The next day Mr Barasky did it again, this time joining a bucket brigade, clearing debris at Ground Zero and putting it in five-gallon containers that were passed down a line of volunteers away from the site. People worked until they tired and the next in line would start digging.

The third day he opened his bar, firing up a small generator to provide power. His clients were emergency workers from all over the US, as well as locals who stayed to help out - the same people who now return here year after year on September 11.

The annual barbecue is an opportunity for the rescuers of September 11 to renew relationships that were forged by an inferno. It is also an occasion simply to remember.

New York was full of remembrance yesterday. Commemorations, whether expressed in words, music or pictures, abounded. Dancers took to public squares in eulogy. Swimmers took to the waters of the Hudson River for charity.

Memory also brings people together in Mr Barasky's pub. "It's a tradition now," said Robert Mulero, a retired New York state official and a neighbourhood resident. "It's being able to talk to people who went through the same experience."

Mr Mulero lost a 26-year-old relative, Maria Ramirez, that day. She died, not in the World Trade Center but in a nearby building where she was trapped in an lift. In 2006, at one of the annual barbecues, Mr Mulero met the Pennsylvania firefighter who pulled out Maria's body. The two now stay in touch every year.

"They say time heals," Mr Mulero said. "I'm not sure it will in this case."

But though "it doesn't get easier", Mr Barasky said those who gather every year also "try to have a bit of fun". "Everything changed," said Mr Barasky. "Literally. A bright, clear day went from light to night."

Some things, he said, changed for the better. The residents of the neighbourhood were closer now.

"We all went though the same thing together. We suffered together, and in the months after, when we had no electricity, we sat in the middle of the street, in the glare of some car's headlights, and drank together."

There are other, less agreeable changes. Anyone driving into Lower Manhattan in the past few days would have encountered numerous police checkpoints along Canal Street, which bisects the island.

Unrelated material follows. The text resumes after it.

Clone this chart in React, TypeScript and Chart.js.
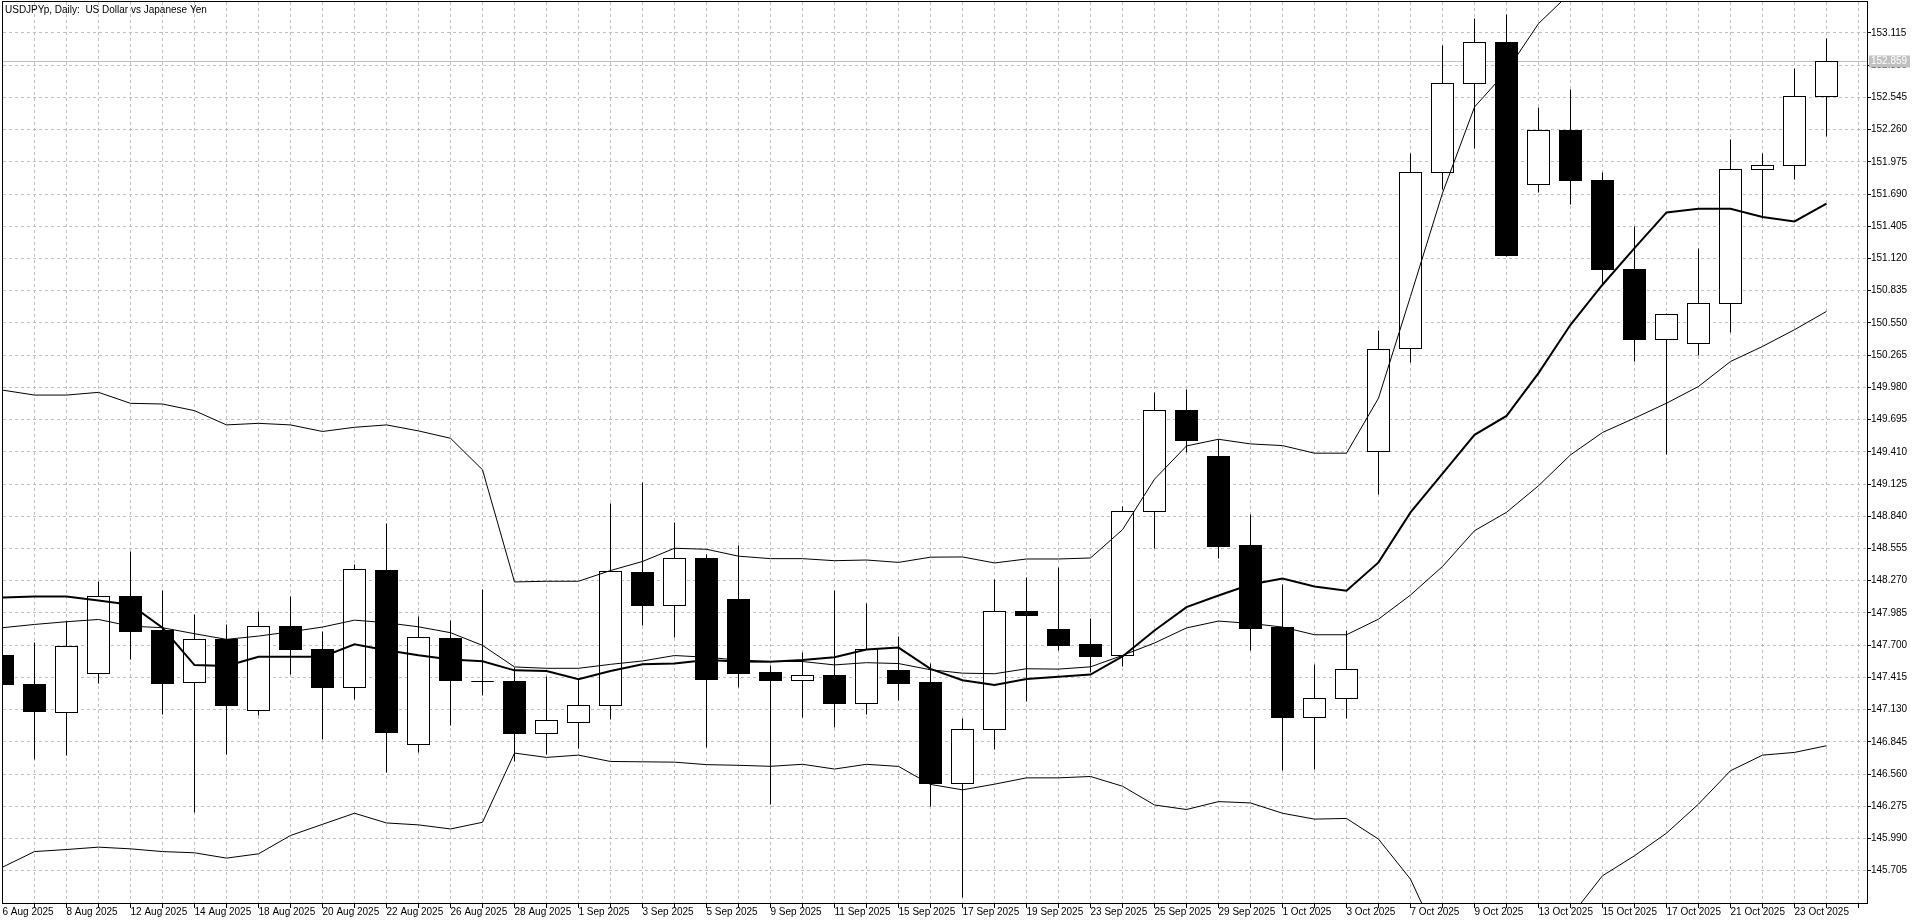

For Benny, 63, Reade Street Pub's Irish barman who lived in the city for 40 years, it meant getting to work on Saturday from New Jersey took two hours instead of one. Yesterday, he parked in Midtown Manhattan rather than try to drive all the way.

Amid the reminders yesterday that their lives had been forever transformed by the events of ten years ago, those gathered at the Reade Street Pub easily managed to laugh.

Katia, 30, Reade's French waitress, was the butt of jokes that stemmed from France's opposition to the US invasion of Iraq and from the cliche that the French prefer capitulation to resistance. "You are French," said one octogenarian wag at the bar. "I surrender."

New York may have changed irrevocably on 9/11 and the US along with it, but New Yorkers remain New Yorkers. Joggers were still out in force on the riverfront yesterday, and street vendors were flogging their wares.

The official memorial, still far from completion, reflects the impulse to both remember and move on, or back, to normality. With space set aside strictly for commemoration, the two waterfalls in the footsteps of the two towers seem to pour water down an abyss at their heart. A museum is being built next to them.

But towering over them, 1 World Trade Center - known to locals as Freedom Tower, which will be the tallest in the city - will eventually be accompanied by numbers 2, 3, and 4. These are all commercial buildings. New York, the suggestion is, will rebuild and become again what it was, only more so.

Meanwhile, for Mr Barasky, the day has changed. On September 11 last year, his youngest son, Joseph was born. Yesterday, for the first time, Mr Barasky not only remembered 9/11, but celebrated his son's birthday.